In the hope that it helps someone else:

- To help avoid integrity problems in future, I used the ext3 'data=journal,barriers=1' options in fstab, and also used tune2fs to set the journal_data option on the root FS (only way that worked for root). I also disabled disk level write caching with "hdparm -W0 /dev/sdX' on both hard disks. This will have some performance cost but this PC is ridiculously fast for light email and web surfing anyway.

- I've dropped SpiderOak for online backup - it didn't back up most of the files (on two PCs, in different ways), generated a corrupt ZIP file on recovering some files via web interface, and the GUI client got stuck recovering files, and generally makes it hard to track backups/restores.

- I have implemented local backups with rsnapshot, which is really outstanding for multi-verson rsync based, and will extend this for online backups, possibly using DAR to encrypt and compress for remote backups.

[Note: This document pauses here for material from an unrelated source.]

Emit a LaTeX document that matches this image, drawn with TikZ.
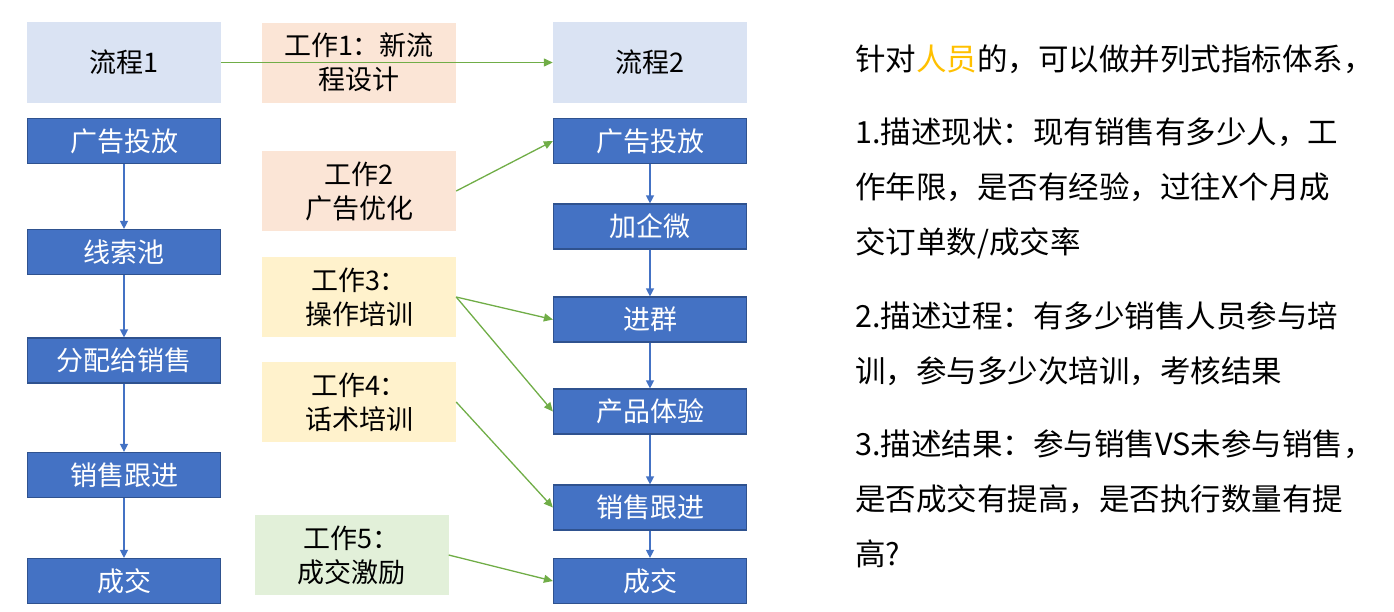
\documentclass[tikz,border=0pt]{standalone}
\usepackage{fontspec}
\setmainfont{Noto Sans CJK SC}
\usetikzlibrary{arrows.meta}

\definecolor{hdblue}{HTML}{DAE3F3}
\definecolor{procblue}{HTML}{4472C4}
\definecolor{procline}{HTML}{2F528F}
\definecolor{wpeach}{HTML}{FBE5D6}
\definecolor{wyellow}{HTML}{FFF2CC}
\definecolor{wgreen}{HTML}{E2F0D9}
\definecolor{agreen}{HTML}{70AD47}
\definecolor{hlorange}{HTML}{FFC000}

\begin{document}
\begin{tikzpicture}[x=1pt, y=-1pt,
    H/.style={fill=hdblue, minimum width=194pt, minimum height=81pt, inner sep=0pt, font=\fontsize{27}{34}\selectfont},
    P/.style={fill=procblue, draw=procline, line width=1.2pt, minimum width=193pt, minimum height=45pt, inner sep=0pt, text=white, font=\fontsize{27}{34}\selectfont},
    W/.style={minimum width=194pt, minimum height=80pt, inner sep=0pt, align=center, font=\fontsize{27}{34}\selectfont},
    pa/.style={-{Triangle[length=8pt,width=8pt]}, procblue, line width=1.3pt},
    ga/.style={-{Triangle[length=9pt,width=8pt]}, agreen, line width=1.3pt},
    T/.style={anchor=base west, inner sep=0pt, align=left, font=\fontsize{30.5}{55}\selectfont}]

    \useasboundingbox (0,0) rectangle (1394,611);

    % 流程1
    \node[H] (F1) at (124,62.5) {流程1};
    \foreach \i/\y/\t in {1/141/广告投放, 2/252/线索池, 3/360.5/分配给销售, 4/475/销售跟进, 5/581/成交} {
      \node[P] (L\i) at (124,\y) {\t};
    }
    \foreach \a/\b in {L1/L2, L2/L3, L3/L4, L4/L5} {
      \draw[pa] (\a) -- (\b);
    }

    % 流程2
    \node[H] (F2) at (650,62.5) {流程2};
    \foreach \i/\y/\t in {1/141/广告投放, 2/226.5/加企微, 3/319.5/进群, 4/411.5/产品体验, 5/507.5/销售跟进, 6/581/成交} {
      \node[P] (R\i) at (650,\y) {\t};
    }
    \foreach \a/\b in {R1/R2, R2/R3, R3/R4, R4/R5, R5/R6} {
      \draw[pa] (\a) -- (\b);
    }

    % 工作
    \node[W, fill=wpeach] (W1) at (359,62.5) {工作1：新流\\程设计};
    \node[W, fill=wpeach] (W2) at (359,191) {工作2\\广告优化};
    \node[W, fill=wyellow] (W3) at (359,297) {工作3：\\操作培训};
    \node[W, fill=wyellow] (W4) at (359,402) {工作4：\\话术培训};
    \node[W, fill=wgreen] (W5) at (351.5,555) {工作5：\\成交激励};

    \draw[ga] (F1) -- (F2);
    \draw[ga] (W2.east) -- (R1.west);
    \draw[ga] (W3.east) -- (R3.west);
    \draw[ga] (W3.east) -- (R4.west);
    \draw[ga] (W4.east) -- (R5.west);
    \draw[ga] (W5.east) -- (R6.west);

    % 说明（base = 最后一行的基线）
    \node[T] (t0) at (855,70) {针对\textcolor{hlorange}{人员}的，可以做并列式指标体系，};
    \node[T] (t1) at (855,253) {1.描述现状：现有销售有多少人，工\\作年限，是否有经验，过往X个月成\\交订单数/成交率};
    \node[T] (t2) at (855,382) {2.描述过程：有多少销售人员参与培\\训，参与多少次培训，考核结果};
    \node[T] (t3) at (855,565) {3.描述结果：参与销售VS未参与销售，\\是否成交有提高，是否执行数量有提\\高?};
  \end{tikzpicture}
\end{document}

- Sbackup (Simple Backup) is great for really quick backup setup (literally 2 minutes to install, configure and have first backup running), but I wouldn't rely on that alone.

Also, if you haven't used etckeeper before, it's worth a try - version control for the whole of /etc using git, hg, bzr, or darcs, and also tracks APT package installs that generate /etc changes. Great if you need to replicate some or all of the setup at a later date.

Fighting massive data loss bugs

Posted Jul 23, 2009 21:42 UTC (Thu) by tialaramex (subscriber, #21167) [Link]

My #1 guess would be failing RAM. DIMMs don't often go bad, but it does happen and there is nothing in most PCs that will detect it, you just start to see the wrong bits, and of course most of those bits are either coming from or going to files, so it's easy to blame the filesystem.

Filesystem bugs are like any other bugs, they tend to be repeatable, they do something stupid and wrong but not entirely ridiculous (e.g. they don't flip a few bits in the middle of a file, but overwrite an entire block with something else) and so on. If you see weird problems, and especially if you see problems that don't have any clear pattern, that's _much_ more likely to be bad RAM.